TASK BRIEF:
Beneath this line are entries. Copy the range from the line with "Generate a Python" to the line with "from matplotlib.colors import", ends included, exactly; leave pictures out.

## start

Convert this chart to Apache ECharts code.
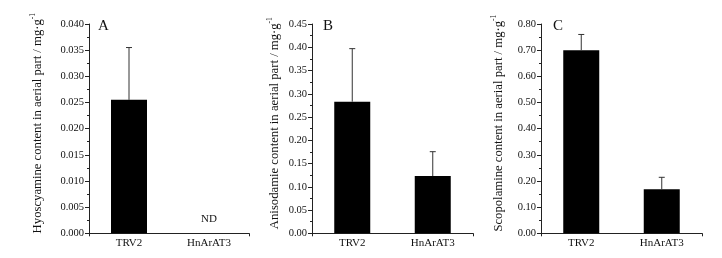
<!DOCTYPE html>
<html>
<head>
<meta charset="utf-8">
<script src="https://cdn.jsdelivr.net/npm/echarts@6/dist/echarts.min.js"></script>
<style>html,body{margin:0;padding:0;background:#fff}#c{width:722px;height:258px}</style>
</head>
<body>
<div id="c"></div>
<script>
var categories = ['TRV2', 'HnArAT3'];
var hyoMean = [0.0255, 0];
var hyoErr = [0.0100, null];
var aniMean = [0.283, 0.123];
var aniErr = [0.114, 0.0525];
var scoMean = [0.700, 0.168];
var scoErr = [0.060, 0.046];
var panelLetters = ['A', 'B', 'C'];
var yTitles = ['Hyoscyamine content in aerial part / mg·g', 'Anisodamie content in aerial part / mg·g', 'Scopolamine content in aerial part / mg·g'];
var yMax = [0.04, 0.45, 0.8];
var yInterval = [0.005, 0.05, 0.1];
var yDecimals = [3, 2, 2];

var FONT = 'Liberation Serif';
var means = [hyoMean, aniMean, scoMean];
var errs = [hyoErr, aniErr, scoErr];
var grids = [
  {left: 89, width: 160, top: 24, bottom: 24.7},
  {left: 312, width: 161, top: 24, bottom: 24.7},
  {left: 541, width: 161, top: 24, bottom: 24.7}
];
var nameGaps = [45, 31, 36];
var letterOffsets = [9, 11, 12];

var option = {
  animation: false,
  backgroundColor: '#fff',
  textStyle: {fontFamily: FONT},
  grid: grids,
  title: panelLetters.map(function (t, i) {
    return {text: t, left: grids[i].left + letterOffsets[i], top: 19, padding: 0,
      textStyle: {fontFamily: FONT, fontSize: 15, fontWeight: 'normal', color: '#111'}};
  }),
  xAxis: [],
  yAxis: [],
  series: []
};

for (var i = 0; i < 3; i++) {
  option.xAxis.push({
    type: 'category', gridIndex: i, data: categories,
    axisLine: {lineStyle: {color: '#222', width: 1}},
    axisTick: {alignWithLabel: true, length: 3, lineStyle: {color: '#222'}},
    axisLabel: {color: '#111', fontSize: 11, fontFamily: FONT, margin: 4}
  });
  option.xAxis.push({
    type: 'category', gridIndex: i, data: [''], position: 'bottom',
    axisLine: {show: false},
    axisTick: {show: true, length: 3, lineStyle: {color: '#222'}},
    axisLabel: {show: false}
  });
  (function (d) {
    option.yAxis.push({
      type: 'value', gridIndex: i, min: 0, max: yMax[i], interval: yInterval[i],
      name: '{m|' + yTitles[i] + '}{s|-1}',
      nameLocation: 'middle', nameGap: nameGaps[i], nameRotate: 90,
      nameTextStyle: {
        rich: {
          m: {fontFamily: FONT, fontSize: 12.7, color: '#111', lineHeight: 15, verticalAlign: 'bottom', padding: [0, 0, 0, 11]},
          s: {fontFamily: FONT, fontSize: 7.5, color: '#111', lineHeight: 15, verticalAlign: 'top'}
        }
      },
      splitLine: {show: false},
      axisLine: {show: true, lineStyle: {color: '#222', width: 1}},
      axisTick: {show: true, length: 4, lineStyle: {color: '#222'}},
      minorTick: {show: true, splitNumber: 2, length: 2, lineStyle: {color: '#222'}},
      axisLabel: {color: '#111', fontSize: 10.5, fontFamily: FONT, margin: 5,
        formatter: function (v) { return v.toFixed(d); }}
    });
  })(yDecimals[i]);

  option.series.push({
    type: 'bar', xAxisIndex: 2 * i, yAxisIndex: i,
    data: means[i], barWidth: 36,
    itemStyle: {color: '#000'},
    label: {show: true, position: 'top', distance: 9, fontFamily: FONT, fontSize: 11, color: '#111',
      formatter: function (p) { return p.value === 0 ? 'ND' : ''; }}
  });
  (function (m, e) {
    option.series.push({
      type: 'custom', xAxisIndex: 2 * i, yAxisIndex: i,
      data: m.map(function (v, k) { return [k, v, e[k]]; }).filter(function (d) { return d[2] != null; }),
      renderItem: function (params, api) {
        var x = api.value(0), v = api.value(1), er = api.value(2);
        var p0 = api.coord([x, v]);
        var p1 = api.coord([x, v + er]);
        var style = {stroke: '#333', lineWidth: 1};
        return {type: 'group', children: [
          {type: 'line', shape: {x1: p0[0], y1: p0[1], x2: p1[0], y2: p1[1]}, style: style},
          {type: 'line', shape: {x1: p1[0] - 3, y1: p1[1], x2: p1[0] + 3, y2: p1[1]}, style: style}
        ]};
      },
      z: 3
    });
  })(means[i], errs[i]);
}

var chart = echarts.init(document.getElementById('c'));
chart.setOption(option);
</script>
</body>
</html>
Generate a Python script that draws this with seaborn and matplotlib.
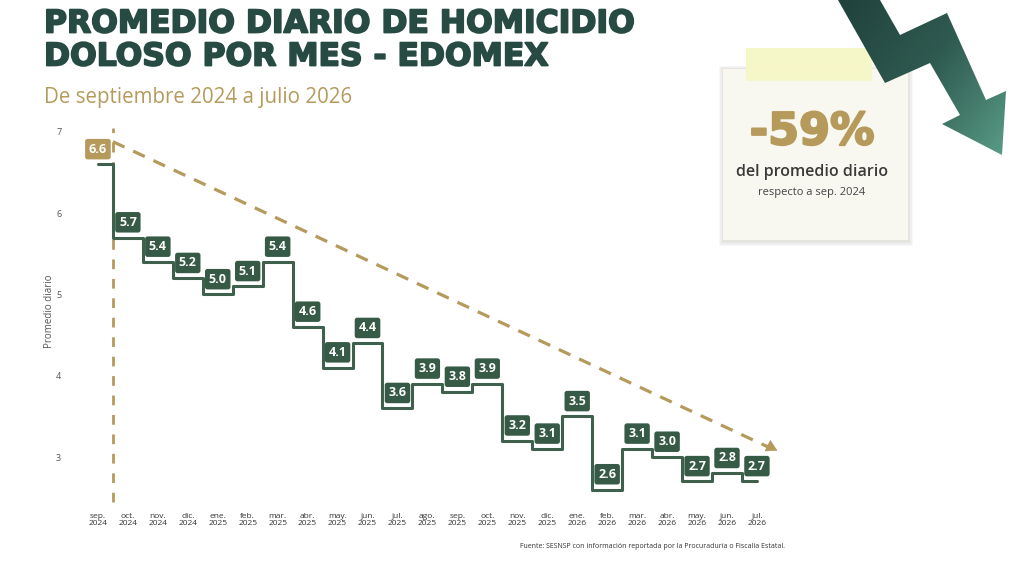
import numpy as np
import pandas as pd
import seaborn as sns
import matplotlib.pyplot as plt
import matplotlib.patheffects as pe
from matplotlib.patches import Polygon, Rectangle
from matplotlib.colors import LinearSegmentedColormap

# datos
meses = ['sep.', 'oct.', 'nov.', 'dic.', 'ene.', 'feb.', 'mar.', 'abr.', 'may.', 'jun.', 'jul.', 'ago.',
         'sep.', 'oct.', 'nov.', 'dic.', 'ene.', 'feb.', 'mar.', 'abr.', 'may.', 'jun.', 'jul.']
anios = ['2024'] * 4 + ['2025'] * 12 + ['2026'] * 7
promedio = [6.6, 5.7, 5.4, 5.2, 5.0, 5.1, 5.4, 4.6, 4.1, 4.4, 3.6, 3.9,
            3.8, 3.9, 3.2, 3.1, 3.5, 2.6, 3.1, 3.0, 2.7, 2.8, 2.7]
tendencia = [6.88, 3.08]  # inicio y fin de la flecha punteada
yticks = [3, 4, 5, 6, 7]

verde = '#3f604c'
verde_caja = '#365a45'
dorado = '#b59a5c'
titulo_color = '#274b43'

sns.set_theme(style='white')
plt.rcParams['font.family'] = ['Open Sans', 'DejaVu Sans']

df = pd.DataFrame({'idx': np.arange(len(promedio)), 'valor': promedio})

fig = plt.figure(figsize=(10.24, 5.67), dpi=100)
fig.patch.set_facecolor('white')

ax = fig.add_axes([0.0693, 0.108, 0.705, 0.688])
ax.patch.set_visible(False)
sns.lineplot(data=df, x='idx', y='valor', ax=ax, color=verde, lw=2.2,
             drawstyle='steps-mid', zorder=3)

for i, v in enumerate(promedio):
    fc = dorado if i == 0 else verde_caja
    ax.annotate(f'{v:.1f}', (i, v), xytext=(0, 11), textcoords='offset points',
                ha='center', va='center', color='white', fontsize=9, fontweight='bold',
                bbox=dict(boxstyle='round,pad=0.3,rounding_size=0.2', fc=fc, ec='none'),
                zorder=5)

# linea de tendencia
ax.plot([0.5, 22.45], [tendencia[0], tendencia[1] + 0.03], color=dorado, lw=2.3,
        dashes=(4, 3), zorder=2, solid_capstyle='butt')
ax.annotate('', xy=(22.68, tendencia[1]), xytext=(22.3, tendencia[1] + 0.07),
            arrowprops=dict(arrowstyle='-|>,head_length=0.6,head_width=0.35',
                            color=dorado, lw=0.5, shrinkA=0, shrinkB=0), zorder=2)
ax.plot([0.5, 0.5], [2.45, 7.05], color=dorado, lw=2.0, dashes=(3.5, 3.5), zorder=2)

ax.set_xlim(-0.9, 23.2)
ax.set_ylim(2.4, 7.2)
ax.set_xticks(range(len(meses)))
ax.set_xticklabels([f'{m}\n{a}' for m, a in zip(meses, anios)], fontsize=6,
                   color='#333333', linespacing=1.0)
ax.set_yticks(yticks)
ax.set_yticklabels([str(t) for t in yticks], fontsize=6.5, color='#555555')
ax.tick_params(axis='x', length=0, pad=5)
ax.tick_params(axis='y', length=0, pad=7)
ax.set_xlabel('')
ax.set_ylabel('Promedio diario', fontsize=7, color='#555555', labelpad=1)
sns.despine(ax=ax, left=True, bottom=True)

# capa en pixeles para textos y adornos
ov = fig.add_axes([0, 0, 1, 1], zorder=5)
ov.set_xlim(0, 1024)
ov.set_ylim(567, 0)
ov.axis('off')
ov.patch.set_visible(False)

grueso = [pe.withStroke(linewidth=1.3, foreground=titulo_color)]
ov.text(44, 24, 'PROMEDIO DIARIO DE HOMICIDIO', fontsize=22.6, fontweight='heavy',
        family=['DejaVu Sans'], color=titulo_color, va='center', ha='left',
        path_effects=grueso)
ov.text(44, 57, 'DOLOSO POR MES - EDOMEX', fontsize=22.6, fontweight='heavy',
        family=['DejaVu Sans'], color=titulo_color, va='center', ha='left',
        path_effects=grueso)
ov.text(44, 98, 'De septiembre 2024 a julio 2026', fontsize=14.8, color=dorado,
        va='center', ha='left')

ov.text(652, 546, 'Fuente: SESNSP con información reportada por la Procuraduría o Fiscalía Estatal.',
        fontsize=5, color='#333333', ha='center', va='center')

# tarjeta
for k, a in enumerate([0.04, 0.05, 0.07]):
    d = 4 - k * 1.3
    ov.add_patch(Rectangle((722 - d + 1, 68 - d + 2), 186 + 2 * d, 172 + 2 * d,
                           fc='#555555', ec='none', alpha=a, zorder=1))
ov.add_patch(Rectangle((722, 68), 186, 172, fc='#f9f8f0', ec='#e4e2d8', lw=0.6, zorder=2))
ov.add_patch(Rectangle((746, 48), 126, 33, fc='#f6f7c6', ec='none', alpha=0.95, zorder=3))

ov.text(812, 132, '-59%', fontsize=32, fontweight='heavy', family=['DejaVu Sans'],
        color=dorado, ha='center', va='center', zorder=4,
        path_effects=[pe.withStroke(linewidth=1.5, foreground=dorado)])
ov.text(812, 172, 'del promedio diario', fontsize=11.5, fontweight='semibold',
        color='#3a3a3a', ha='center', va='center', zorder=4)
ov.text(812, 192, 'respecto a sep. 2024', fontsize=8, color='#444444',
        ha='center', va='center', zorder=4)

# flecha en zigzag
pts = [(838, 0), (885, 83), (930, 63), (960, 115), (942, 124), (1002, 155),
       (1006, 91), (986, 100), (947, 13), (900, 35), (880, 0)]
poly = Polygon(pts, closed=True, fc='none', ec='none', zorder=5)
ov.add_patch(poly)
gx, gy = np.meshgrid(np.linspace(0, 1, 200), np.linspace(0, 1, 200))
grad = (gx * 0.6 + gy * 0.4)
cmap = LinearSegmentedColormap.from_list('flecha', ['#1f403b', '#2f5a50', '#5b9f89'])
img = ov.imshow(grad, cmap=cmap, extent=(830, 1010, 160, 0), aspect='auto', zorder=5)
img.set_clip_path(poly)
ov.set_xlim(0, 1024)
ov.set_ylim(567, 0)

fig.savefig('out.png', dpi=100, facecolor='white')
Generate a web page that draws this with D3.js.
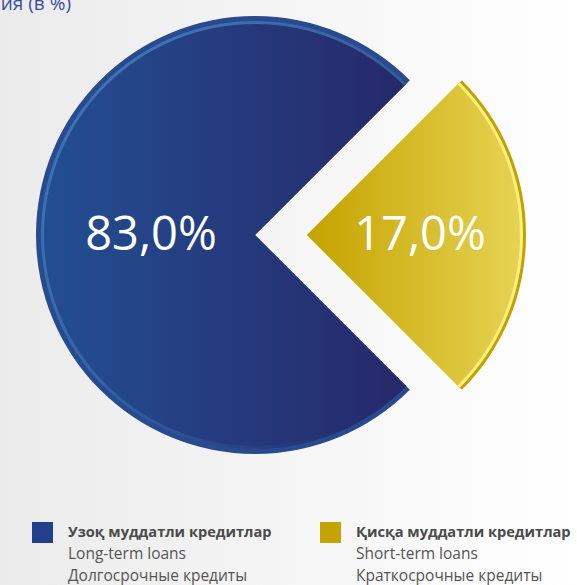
<!DOCTYPE html>
<html>
<head>
<meta charset="utf-8">
<script src="https://cdn.jsdelivr.net/npm/d3@7"></script>
<style>
  html, body { margin: 0; padding: 0; }
  body { width: 577px; height: 585px; overflow: hidden; }
  svg { display: block; font-family: "Open Sans", "Noto Sans", sans-serif; }
</style>
</head>
<body>
<div id="chart"></div>
<script>
const categories = ["long", "short"];
const shares = [83.0, 17.0];
const titlesUz = ["Узоқ муддатли кредитлар", "Қисқа муддатли кредитлар"];
const titlesEn = ["Long-term loans", "Short-term loans"];
const titlesRu = ["Долгосрочные кредиты", "Краткосрочные кредиты"];
const chartTitle = "Структура кредитов по срокам погашения (в %)";

const width = 577;
const height = 585;

const color = d3.scaleOrdinal()
  .domain(categories)
  .range(["#213f8a", "#c4a400"]);

const fmt = v => d3.format(".1f")(v).replace(".", ",") + "%";

const svg = d3.select("#chart")
  .append("svg")
  .attr("width", width)
  .attr("height", height);

const defs = svg.append("defs");

// gradients are given in the coordinates of the element that uses them
function linGrad(id, x1, y1, x2, y2, stops) {
  const gr = defs.append("linearGradient")
    .attr("id", id)
    .attr("gradientUnits", "userSpaceOnUse")
    .attr("x1", x1).attr("y1", y1)
    .attr("x2", x2).attr("y2", y2);
  stops.forEach(s => gr.append("stop")
    .attr("offset", s[0])
    .attr("stop-color", s[1])
    .attr("stop-opacity", s[2] == null ? 1 : s[2]));
}

const cx = 255, cy = 235, r = 219;
const pull = 52;
const cut = [Math.PI / 4, Math.PI * 3 / 4];

linGrad("bg", 0, 0, width, 0, [[0, "#ebebeb"], [1, "#ffffff"]]);
linGrad("blueFill", 36 - cx, 0, 400 - cx, 0, [[0, "#234f93"], [1, "#26296a"]]);
linGrad("blueHl", 60 - cx, 100 - cy, 350 - cx, 420 - cy,
  [[0, "#3f74b6", 1], [0.55, "#3f74b6", 0.6], [1, "#3f74b6", 0]]);
linGrad("yellowFill", 0, 0, r, 0, [[0, "#c4a300"], [1, "#e8d455"]]);

svg.append("rect")
  .attr("width", width)
  .attr("height", height)
  .attr("fill", "url(#bg)");

// title, only its tail is visible at the top-left
svg.append("text")
  .attr("x", 71)
  .attr("y", 10)
  .attr("text-anchor", "end")
  .attr("fill", "#3c4ea0")
  .style("font-size", "19px")
  .text(chartTitle);

// long-term part keeps a 90° notch, short-term wedge is pulled out to the right
const segments = [
  { key: "long", value: shares[0], start: cut[1], end: cut[0] + 2 * Math.PI, dx: 0 },
  { key: "short", value: shares[1], start: cut[0], end: cut[1], dx: pull }
];

const arc = d3.arc();
const wedge = (d, outer, inner = 0) =>
  arc({ innerRadius: inner, outerRadius: outer, startAngle: d.start, endAngle: d.end });

const s0 = segments[0];
const blue = svg.append("g").attr("transform", `translate(${cx + s0.dx},${cy})`);

blue.append("path")
  .attr("d", wedge(s0, r))
  .attr("fill", "#284a8f");

blue.append("path")
  .attr("d", wedge(s0, r - 5))
  .attr("fill", "url(#blueFill)");

blue.append("path")
  .attr("d", wedge(s0, r - 5, r - 8))
  .attr("fill", "url(#blueHl)");

const s1 = segments[1];
const yellow = svg.append("g").attr("transform", `translate(${cx + s1.dx},${cy})`);

yellow.append("path")
  .attr("d", wedge(s1, r))
  .attr("fill", "#c2a100");

yellow.append("path")
  .attr("d", wedge(s1, r - 3))
  .attr("fill", "#fdf07c");

yellow.append("path")
  .attr("d", wedge(s1, r - 6))
  .attr("fill", "url(#yellowFill)");

// value labels
const labelX = [151, 420];
svg.selectAll(".value-label")
  .data(segments)
  .enter()
  .append("text")
  .attr("class", "value-label")
  .attr("x", (d, i) => labelX[i])
  .attr("y", 250)
  .attr("text-anchor", "middle")
  .attr("fill", "#ffffff")
  .style("font-size", "47px")
  .text(d => fmt(d.value));

// legend
const legendX = [32, 320];
const legend = svg.selectAll(".legend-item")
  .data(categories)
  .enter()
  .append("g")
  .attr("class", "legend-item")
  .attr("transform", (d, i) => `translate(${legendX[i]},522)`);

legend.append("rect")
  .attr("width", 21)
  .attr("height", 21)
  .attr("fill", d => color(d));

legend.append("text")
  .attr("x", 36)
  .attr("y", 15)
  .attr("fill", "#4a4a4a")
  .style("font-size", "14.6px")
  .style("font-weight", "bold")
  .text((d, i) => titlesUz[i]);

legend.append("text")
  .attr("x", 36)
  .attr("y", 37)
  .attr("fill", "#555555")
  .style("font-size", "15.5px")
  .text((d, i) => titlesEn[i]);

legend.append("text")
  .attr("x", 36)
  .attr("y", 59)
  .attr("fill", "#555555")
  .style("font-size", "15.5px")
  .text((d, i) => titlesRu[i]);
</script>
</body>
</html>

## end

WRITTEN ANSWER:
Generate a Python script that draws this with seaborn and matplotlib.
import numpy as np
import pandas as pd
import seaborn as sns
import matplotlib.pyplot as plt
import matplotlib.patheffects as pe
from matplotlib.patches import Polygon, Rectangle
from matplotlib.colors import LinearSegmentedColormap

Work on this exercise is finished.